→ **Task inputs**
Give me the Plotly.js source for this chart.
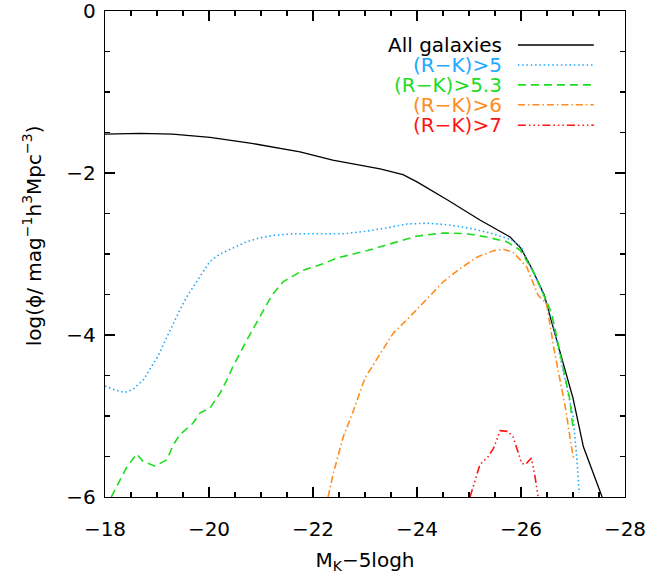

==

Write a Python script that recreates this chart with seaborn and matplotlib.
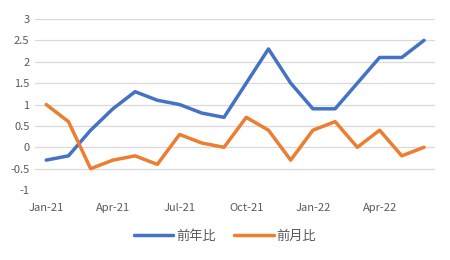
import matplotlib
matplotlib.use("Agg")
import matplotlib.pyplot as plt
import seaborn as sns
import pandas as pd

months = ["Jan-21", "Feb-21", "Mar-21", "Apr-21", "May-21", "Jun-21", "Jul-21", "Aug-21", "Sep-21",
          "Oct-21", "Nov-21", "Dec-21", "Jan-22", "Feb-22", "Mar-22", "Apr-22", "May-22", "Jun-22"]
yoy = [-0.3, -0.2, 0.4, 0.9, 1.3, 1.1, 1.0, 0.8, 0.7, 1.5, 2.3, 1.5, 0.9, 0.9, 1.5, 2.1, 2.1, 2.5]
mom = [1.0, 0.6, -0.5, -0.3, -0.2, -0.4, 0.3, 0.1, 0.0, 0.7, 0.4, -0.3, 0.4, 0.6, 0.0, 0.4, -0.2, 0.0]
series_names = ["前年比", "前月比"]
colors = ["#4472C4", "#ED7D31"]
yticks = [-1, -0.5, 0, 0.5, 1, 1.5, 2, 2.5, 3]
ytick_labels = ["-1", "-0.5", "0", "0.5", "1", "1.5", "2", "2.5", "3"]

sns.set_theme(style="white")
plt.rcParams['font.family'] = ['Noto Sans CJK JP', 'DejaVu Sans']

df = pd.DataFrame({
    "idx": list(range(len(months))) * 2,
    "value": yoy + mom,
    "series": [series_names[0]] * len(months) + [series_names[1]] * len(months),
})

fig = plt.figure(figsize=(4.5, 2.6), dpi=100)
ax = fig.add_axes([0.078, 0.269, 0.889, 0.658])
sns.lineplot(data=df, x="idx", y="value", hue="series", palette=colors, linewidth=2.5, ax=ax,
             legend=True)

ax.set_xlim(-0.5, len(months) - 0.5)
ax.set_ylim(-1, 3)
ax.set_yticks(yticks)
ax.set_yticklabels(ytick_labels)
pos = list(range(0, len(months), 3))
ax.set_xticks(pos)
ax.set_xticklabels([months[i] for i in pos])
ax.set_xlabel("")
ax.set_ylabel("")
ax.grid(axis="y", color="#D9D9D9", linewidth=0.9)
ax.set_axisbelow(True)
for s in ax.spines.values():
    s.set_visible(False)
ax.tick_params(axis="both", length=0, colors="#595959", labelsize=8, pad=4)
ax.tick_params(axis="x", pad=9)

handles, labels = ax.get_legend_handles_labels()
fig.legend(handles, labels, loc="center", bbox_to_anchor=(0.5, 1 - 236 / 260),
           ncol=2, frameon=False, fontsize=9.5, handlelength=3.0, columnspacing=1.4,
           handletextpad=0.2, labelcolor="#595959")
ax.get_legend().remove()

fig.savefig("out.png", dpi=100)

* * *

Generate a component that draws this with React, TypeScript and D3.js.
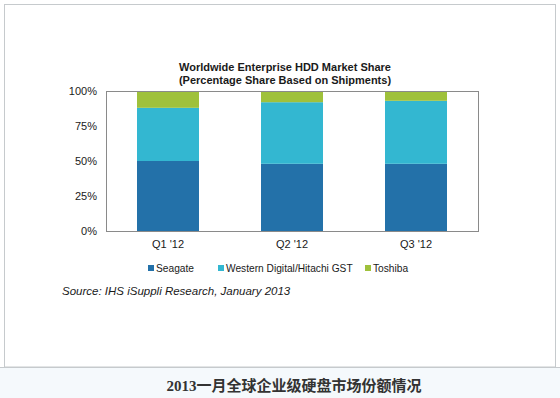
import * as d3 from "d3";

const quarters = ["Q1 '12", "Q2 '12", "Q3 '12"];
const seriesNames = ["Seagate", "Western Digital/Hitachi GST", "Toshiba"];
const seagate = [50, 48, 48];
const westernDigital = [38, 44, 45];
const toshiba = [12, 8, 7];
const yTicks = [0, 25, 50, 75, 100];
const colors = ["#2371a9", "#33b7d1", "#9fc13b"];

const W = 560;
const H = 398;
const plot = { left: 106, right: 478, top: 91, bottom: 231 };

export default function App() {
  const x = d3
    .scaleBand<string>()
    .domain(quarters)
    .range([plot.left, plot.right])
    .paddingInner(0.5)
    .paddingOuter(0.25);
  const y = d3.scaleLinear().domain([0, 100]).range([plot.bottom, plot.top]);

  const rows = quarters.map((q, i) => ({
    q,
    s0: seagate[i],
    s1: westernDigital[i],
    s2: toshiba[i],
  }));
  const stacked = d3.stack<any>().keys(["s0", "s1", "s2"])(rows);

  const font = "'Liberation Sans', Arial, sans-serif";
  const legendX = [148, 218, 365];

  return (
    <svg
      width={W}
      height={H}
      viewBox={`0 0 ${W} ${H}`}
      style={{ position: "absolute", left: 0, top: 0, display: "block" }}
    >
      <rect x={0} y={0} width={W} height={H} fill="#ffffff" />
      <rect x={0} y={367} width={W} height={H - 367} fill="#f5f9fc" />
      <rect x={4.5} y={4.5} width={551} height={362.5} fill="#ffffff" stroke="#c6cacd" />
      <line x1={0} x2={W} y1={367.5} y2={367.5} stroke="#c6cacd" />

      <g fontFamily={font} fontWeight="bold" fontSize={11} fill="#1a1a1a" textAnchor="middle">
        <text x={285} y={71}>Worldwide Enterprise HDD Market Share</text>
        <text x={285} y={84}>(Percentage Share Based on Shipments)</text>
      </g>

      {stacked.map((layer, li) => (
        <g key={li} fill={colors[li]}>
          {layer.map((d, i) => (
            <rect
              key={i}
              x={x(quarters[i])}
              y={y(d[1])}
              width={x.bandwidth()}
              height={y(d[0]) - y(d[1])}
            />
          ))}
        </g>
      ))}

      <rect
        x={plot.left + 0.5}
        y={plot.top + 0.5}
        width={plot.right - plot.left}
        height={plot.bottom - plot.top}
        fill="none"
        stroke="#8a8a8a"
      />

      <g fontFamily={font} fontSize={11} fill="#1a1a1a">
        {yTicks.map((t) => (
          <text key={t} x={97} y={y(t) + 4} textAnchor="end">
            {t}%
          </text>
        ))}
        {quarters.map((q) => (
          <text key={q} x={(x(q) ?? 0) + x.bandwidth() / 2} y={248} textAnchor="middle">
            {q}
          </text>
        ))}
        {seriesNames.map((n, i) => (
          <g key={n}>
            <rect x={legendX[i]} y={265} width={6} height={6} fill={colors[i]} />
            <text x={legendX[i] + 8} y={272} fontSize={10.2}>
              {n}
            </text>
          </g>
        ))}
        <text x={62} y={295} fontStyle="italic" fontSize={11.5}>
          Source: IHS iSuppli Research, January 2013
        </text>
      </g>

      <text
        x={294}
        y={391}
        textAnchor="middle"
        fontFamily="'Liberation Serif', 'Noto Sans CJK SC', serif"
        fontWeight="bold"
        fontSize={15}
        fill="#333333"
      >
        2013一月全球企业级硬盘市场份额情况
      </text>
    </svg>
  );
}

→ **What you need to do**
Take the material above and output only the lines from the one that contains "Write a Python" through the one that contains "import pandas as pd", ends included and images left out.

→ **Solution to the problem**
Write a Python script that recreates this chart with seaborn and matplotlib.
import matplotlib
matplotlib.use("Agg")
import matplotlib.pyplot as plt
import seaborn as sns
import pandas as pd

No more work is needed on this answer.